Exercise prompt:
Go through the listing and set it down exactly, leaving out its pictures.

Provided data:

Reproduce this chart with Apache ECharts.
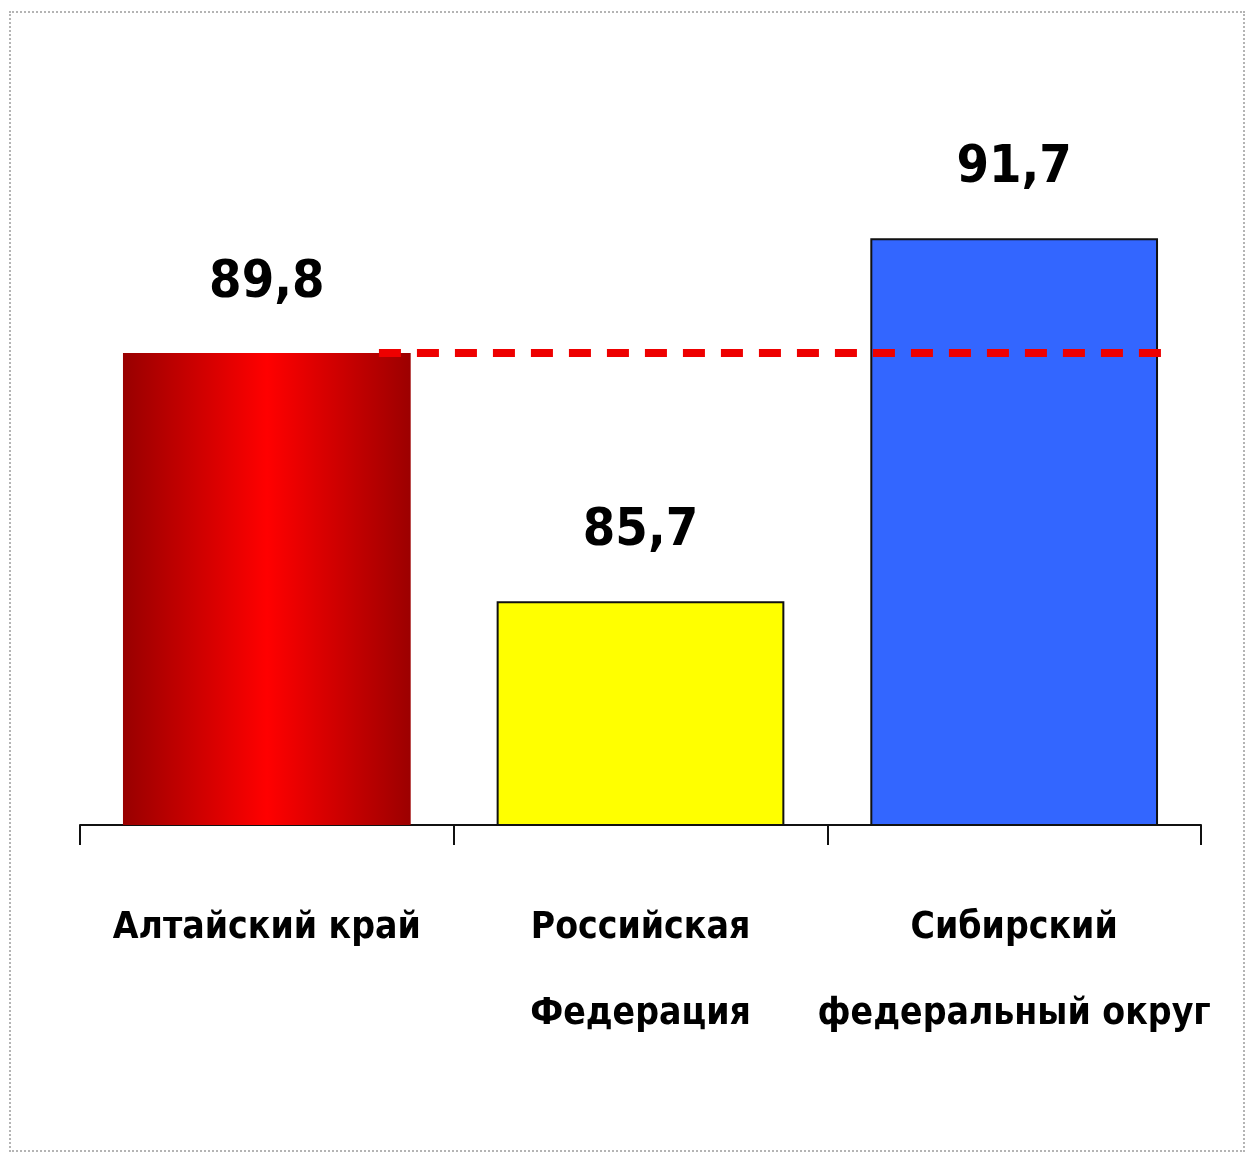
<!DOCTYPE html>
<html>
<head>
<meta charset="utf-8">
<script src="https://cdn.jsdelivr.net/npm/echarts@6/dist/echarts.min.js"></script>
<style>
    html, body { margin: 0; padding: 0; background: #fff; overflow: hidden; }
    #main { position: absolute; left: 0; top: 0; width: 1246px; height: 1153px; }
    #frame {
        position: absolute; left: 9px; top: 11px; width: 1232px; height: 1137px;
        border: 2px dotted #b4b4b4; pointer-events: none;
    }
</style>
</head>
<body>
<div id="main"></div>
<div id="frame"></div>
<script>
// данные диаграммы
var categories = ['Алтайский край', 'Российская\nФедерация', 'Сибирский\nфедеральный округ'];
var values = [89.8, 85.7, 91.7];
// пунктир на уровне края
var refValue = 89.8;
var refLineX = [0.8, 2.92];

var fontFam = '"Liberation Sans Narrow", "DejaVu Sans Condensed", "Arial Narrow", sans-serif';

var barColors = [
    {
        type: 'linear', x: 0, y: 0, x2: 1, y2: 0,
        colorStops: [
            { offset: 0, color: '#980000' },
            { offset: 0.5, color: '#ff0000' },
            { offset: 1, color: '#9c0000' }
        ]
    },
    '#ffff00',
    '#3366ff'
];

var barData = [];
for (var i = 0; i < values.length; i++) {
    barData.push({
        value: values[i],
        itemStyle: {
            color: barColors[i],
            borderColor: i == 0 ? 'transparent' : '#111',
            borderWidth: i == 0 ? 0 : 2
        }
    });
}

var myChart = echarts.init(document.getElementById('main'));
var option = {
    backgroundColor: '#fff',
    animation: false,
    grid: { left: 80, right: 45, top: 220, bottom: 328 },
    xAxis: [
        {
            type: 'category',
            data: categories,
            axisLine: { show: true, lineStyle: { color: '#111', width: 2 } },
            axisTick: { show: true, length: 20, alignWithLabel: false, lineStyle: { color: '#111', width: 2 } },
            axisLabel: {
                interval: 0,
                color: '#000',
                fontFamily: fontFam,
                fontWeight: 'bold',
                fontSize: 37,
                lineHeight: 86,
                margin: 60,
                verticalAlign: 'top'
            }
        },
        {
            type: 'value',
            min: 0,
            max: 3,
            show: false
        }
    ],
    yAxis: {
        type: 'value',
        min: 82,
        max: 92,
        show: false,
        splitLine: { show: false }
    },
    series: [
        {
            type: 'bar',
            xAxisIndex: 0,
            data: barData,
            barCategoryGap: '23%',
            label: {
                show: true,
                position: 'top',
                distance: 44,
                color: '#000',
                fontFamily: fontFam,
                fontWeight: 'bold',
                fontSize: 52,
                formatter: function (p) {
                    return String(p.value).replace('.', ',');
                }
            }
        },
        {
            type: 'line',
            xAxisIndex: 1,
            data: [[refLineX[0], refValue], [refLineX[1], refValue]],
            symbol: 'none',
            silent: true,
            z: 5,
            lineStyle: { color: '#ee0000', width: 8, type: [22, 16] }
        }
    ]
};
myChart.setOption(option);
</script>
</body>
</html>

Written solution:
Reproduce this chart with Apache ECharts.
<!DOCTYPE html>
<html>
<head>
<meta charset="utf-8">
<script src="https://cdn.jsdelivr.net/npm/echarts@6/dist/echarts.min.js"></script>
<style>
    html, body { margin: 0; padding: 0; background: #fff; overflow: hidden; }
    #main { position: absolute; left: 0; top: 0; width: 1246px; height: 1153px; }
    #frame {
        position: absolute; left: 9px; top: 11px; width: 1232px; height: 1137px;
        border: 2px dotted #b4b4b4; pointer-events: none;
    }
</style>
</head>
<body>
<div id="main"></div>
<div id="frame"></div>
<script>
// данные диаграммы
var categories = ['Алтайский край', 'Российская\nФедерация', 'Сибирский\nфедеральный округ'];
var values = [89.8, 85.7, 91.7];
// пунктир на уровне края
var refValue = 89.8;
var refLineX = [0.8, 2.92];

var fontFam = '"Liberation Sans Narrow", "DejaVu Sans Condensed", "Arial Narrow", sans-serif';

var barColors = [
    {
        type: 'linear', x: 0, y: 0, x2: 1, y2: 0,
        colorStops: [
            { offset: 0, color: '#980000' },
            { offset: 0.5, color: '#ff0000' },
            { offset: 1, color: '#9c0000' }
        ]
    },
    '#ffff00',
    '#3366ff'
];

var barData = [];
for (var i = 0; i < values.length; i++) {
    barData.push({
        value: values[i],
        itemStyle: {
            color: barColors[i],
            borderColor: i == 0 ? 'transparent' : '#111',
            borderWidth: i == 0 ? 0 : 2
        }
    });
}

var myChart = echarts.init(document.getElementById('main'));
var option = {
    backgroundColor: '#fff',
    animation: false,
    grid: { left: 80, right: 45, top: 220, bottom: 328 },
    xAxis: [
        {
            type: 'category',
            data: categories,
            axisLine: { show: true, lineStyle: { color: '#111', width: 2 } },
            axisTick: { show: true, length: 20, alignWithLabel: false, lineStyle: { color: '#111', width: 2 } },
            axisLabel: {
                interval: 0,
                color: '#000',
                fontFamily: fontFam,
                fontWeight: 'bold',
                fontSize: 37,
                lineHeight: 86,
                margin: 60,
                verticalAlign: 'top'
            }
        },
        {
            type: 'value',
            min: 0,
            max: 3,
            show: false
        }
    ],
    yAxis: {
        type: 'value',
        min: 82,
        max: 92,
        show: false,
        splitLine: { show: false }
    },
    series: [
        {
            type: 'bar',
            xAxisIndex: 0,
            data: barData,
            barCategoryGap: '23%',
            label: {
                show: true,
                position: 'top',
                distance: 44,
                color: '#000',
                fontFamily: fontFam,
                fontWeight: 'bold',
                fontSize: 52,
                formatter: function (p) {
                    return String(p.value).replace('.', ',');
                }
            }
        },
        {
            type: 'line',
            xAxisIndex: 1,
            data: [[refLineX[0], refValue], [refLineX[1], refValue]],
            symbol: 'none',
            silent: true,
            z: 5,
            lineStyle: { color: '#ee0000', width: 8, type: [22, 16] }
        }
    ]
};
myChart.setOption(option);
</script>
</body>
</html>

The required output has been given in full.